Bond, c'57, l'60, who as a veteran former legislator helped guide passage of the $161 million "Crumbling Classrooms" initiative in 1996, blames Regents and legislators for long ignoring the mounting campus maintenance crisis, but he also cites chief executives of the six Regents institutions for not bringing it to the Board of Regents sooner.
"Probably one of the reasons they haven't is because of the very difficult economic and fiscal situation in the state," Bond says. "So perhaps they have just felt like it was unsolvable, and as the economy is beginning to turn around, they bring it to us as something to address. And we're doing that."
It's hard to predict the chances for any maintenance-funds proposals, because no proposal has actually been created, let alone offered to lawmakers. All of the players are waiting on the Jan. 10 budget address by Gov. Kathleen Sebelius, g'80.
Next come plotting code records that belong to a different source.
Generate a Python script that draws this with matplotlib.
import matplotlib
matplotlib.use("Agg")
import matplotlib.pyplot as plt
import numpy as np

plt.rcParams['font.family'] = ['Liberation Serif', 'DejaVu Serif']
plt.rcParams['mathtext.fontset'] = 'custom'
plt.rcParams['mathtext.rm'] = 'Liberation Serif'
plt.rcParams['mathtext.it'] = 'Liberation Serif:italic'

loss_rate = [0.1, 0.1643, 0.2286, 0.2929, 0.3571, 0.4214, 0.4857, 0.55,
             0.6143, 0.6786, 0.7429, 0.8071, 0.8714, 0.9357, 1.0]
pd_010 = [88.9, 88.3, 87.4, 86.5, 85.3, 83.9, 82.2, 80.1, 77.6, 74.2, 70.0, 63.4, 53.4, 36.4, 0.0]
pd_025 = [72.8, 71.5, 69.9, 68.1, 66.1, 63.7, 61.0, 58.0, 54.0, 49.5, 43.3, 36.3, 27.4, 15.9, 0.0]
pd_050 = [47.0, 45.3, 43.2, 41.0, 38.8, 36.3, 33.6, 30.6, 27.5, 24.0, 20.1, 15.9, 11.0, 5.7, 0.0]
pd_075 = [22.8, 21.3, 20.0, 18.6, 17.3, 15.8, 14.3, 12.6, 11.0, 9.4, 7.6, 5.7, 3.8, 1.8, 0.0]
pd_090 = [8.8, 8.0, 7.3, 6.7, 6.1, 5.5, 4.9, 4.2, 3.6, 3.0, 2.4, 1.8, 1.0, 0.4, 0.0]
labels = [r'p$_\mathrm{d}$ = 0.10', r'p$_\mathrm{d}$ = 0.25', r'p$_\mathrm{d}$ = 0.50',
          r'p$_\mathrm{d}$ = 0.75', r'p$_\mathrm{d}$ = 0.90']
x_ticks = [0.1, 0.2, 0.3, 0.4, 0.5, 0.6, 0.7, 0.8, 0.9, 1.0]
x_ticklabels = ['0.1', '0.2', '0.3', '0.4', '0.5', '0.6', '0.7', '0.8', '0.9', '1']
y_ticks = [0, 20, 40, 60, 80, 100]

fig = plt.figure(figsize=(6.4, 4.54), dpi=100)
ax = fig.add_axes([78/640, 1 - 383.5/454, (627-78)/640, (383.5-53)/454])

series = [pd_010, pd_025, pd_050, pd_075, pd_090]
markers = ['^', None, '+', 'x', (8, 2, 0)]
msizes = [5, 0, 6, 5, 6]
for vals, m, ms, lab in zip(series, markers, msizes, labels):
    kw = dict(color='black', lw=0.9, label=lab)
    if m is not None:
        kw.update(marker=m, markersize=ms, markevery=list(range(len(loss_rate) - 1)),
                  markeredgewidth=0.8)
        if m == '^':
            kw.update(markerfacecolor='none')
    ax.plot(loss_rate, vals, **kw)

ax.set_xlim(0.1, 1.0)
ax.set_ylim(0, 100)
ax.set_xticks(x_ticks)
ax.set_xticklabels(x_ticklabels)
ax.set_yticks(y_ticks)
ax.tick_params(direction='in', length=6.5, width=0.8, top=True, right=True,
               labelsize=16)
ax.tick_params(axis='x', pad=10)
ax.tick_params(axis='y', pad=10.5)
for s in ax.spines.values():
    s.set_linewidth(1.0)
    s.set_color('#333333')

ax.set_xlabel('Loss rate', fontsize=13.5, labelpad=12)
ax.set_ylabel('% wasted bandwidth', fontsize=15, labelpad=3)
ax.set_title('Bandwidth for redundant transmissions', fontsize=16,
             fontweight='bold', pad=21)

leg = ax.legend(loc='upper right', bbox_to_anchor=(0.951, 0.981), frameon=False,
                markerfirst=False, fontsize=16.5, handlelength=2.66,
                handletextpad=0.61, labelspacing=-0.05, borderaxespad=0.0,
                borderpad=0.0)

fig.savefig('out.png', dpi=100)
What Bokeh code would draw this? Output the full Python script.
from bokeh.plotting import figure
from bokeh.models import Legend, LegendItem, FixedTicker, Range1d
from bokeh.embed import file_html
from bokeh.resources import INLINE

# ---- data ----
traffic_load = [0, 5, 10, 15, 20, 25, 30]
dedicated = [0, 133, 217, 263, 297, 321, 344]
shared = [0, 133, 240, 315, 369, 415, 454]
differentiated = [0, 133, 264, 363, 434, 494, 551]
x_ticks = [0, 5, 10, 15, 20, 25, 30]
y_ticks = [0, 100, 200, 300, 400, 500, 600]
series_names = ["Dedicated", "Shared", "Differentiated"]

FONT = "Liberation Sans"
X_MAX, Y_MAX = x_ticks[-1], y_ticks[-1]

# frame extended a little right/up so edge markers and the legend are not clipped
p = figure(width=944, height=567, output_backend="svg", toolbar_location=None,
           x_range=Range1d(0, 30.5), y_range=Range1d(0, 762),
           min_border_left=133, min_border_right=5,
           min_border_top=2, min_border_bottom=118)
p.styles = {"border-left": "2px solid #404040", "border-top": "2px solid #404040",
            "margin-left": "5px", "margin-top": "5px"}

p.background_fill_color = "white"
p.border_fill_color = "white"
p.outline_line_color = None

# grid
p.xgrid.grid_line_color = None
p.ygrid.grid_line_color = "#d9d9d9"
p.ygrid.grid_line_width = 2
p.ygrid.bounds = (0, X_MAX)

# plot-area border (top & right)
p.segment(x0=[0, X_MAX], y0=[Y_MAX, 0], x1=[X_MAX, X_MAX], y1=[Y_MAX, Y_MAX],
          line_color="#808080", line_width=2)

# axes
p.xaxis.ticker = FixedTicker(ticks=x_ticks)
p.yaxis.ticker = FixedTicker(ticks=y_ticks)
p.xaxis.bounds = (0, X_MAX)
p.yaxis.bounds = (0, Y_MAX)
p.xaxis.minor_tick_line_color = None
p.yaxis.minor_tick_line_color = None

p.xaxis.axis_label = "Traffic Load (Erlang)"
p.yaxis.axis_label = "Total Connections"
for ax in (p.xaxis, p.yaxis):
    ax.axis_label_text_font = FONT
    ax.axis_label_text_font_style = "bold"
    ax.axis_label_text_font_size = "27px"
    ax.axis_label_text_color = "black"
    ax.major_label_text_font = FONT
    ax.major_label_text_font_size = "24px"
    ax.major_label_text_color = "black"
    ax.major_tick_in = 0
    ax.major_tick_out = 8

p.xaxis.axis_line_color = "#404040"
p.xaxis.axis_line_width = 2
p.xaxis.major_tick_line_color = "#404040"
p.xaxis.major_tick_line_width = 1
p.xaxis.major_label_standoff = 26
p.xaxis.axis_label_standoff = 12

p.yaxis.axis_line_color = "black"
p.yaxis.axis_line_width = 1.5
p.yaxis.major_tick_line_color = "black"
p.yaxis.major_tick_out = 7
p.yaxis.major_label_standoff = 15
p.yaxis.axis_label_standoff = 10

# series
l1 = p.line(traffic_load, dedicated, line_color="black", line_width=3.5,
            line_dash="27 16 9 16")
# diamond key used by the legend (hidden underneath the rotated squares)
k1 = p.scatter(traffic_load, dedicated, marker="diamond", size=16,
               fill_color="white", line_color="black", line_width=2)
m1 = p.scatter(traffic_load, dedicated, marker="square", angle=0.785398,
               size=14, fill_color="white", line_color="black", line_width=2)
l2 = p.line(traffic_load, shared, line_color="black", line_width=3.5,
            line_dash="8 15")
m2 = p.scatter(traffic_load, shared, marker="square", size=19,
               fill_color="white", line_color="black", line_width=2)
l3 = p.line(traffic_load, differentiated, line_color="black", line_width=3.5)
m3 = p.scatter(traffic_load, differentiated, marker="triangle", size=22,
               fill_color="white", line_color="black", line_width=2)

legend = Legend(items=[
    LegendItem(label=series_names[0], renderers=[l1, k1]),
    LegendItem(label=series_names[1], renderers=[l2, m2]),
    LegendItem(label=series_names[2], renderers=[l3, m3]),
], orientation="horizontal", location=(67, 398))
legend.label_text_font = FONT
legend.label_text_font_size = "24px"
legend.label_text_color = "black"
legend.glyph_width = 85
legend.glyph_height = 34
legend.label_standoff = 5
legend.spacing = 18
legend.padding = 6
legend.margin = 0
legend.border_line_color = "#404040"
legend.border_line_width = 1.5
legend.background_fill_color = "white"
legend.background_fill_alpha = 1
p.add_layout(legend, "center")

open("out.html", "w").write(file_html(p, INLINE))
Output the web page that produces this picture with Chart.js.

"It's going to be a hard pill to swallow, because it's going to take a major infusion of money if we really want to take care of the problem," King says. "The campuses will continue to do the very best they can to put bandages on things, take care of the worst issues and so forth, but the problem is only going to get worse.
"As public servants, I think it's our duty to let people know there's a problem. If they don't know there's a problem, they certainly can't address it."
Once again, it will all come down to storytelling.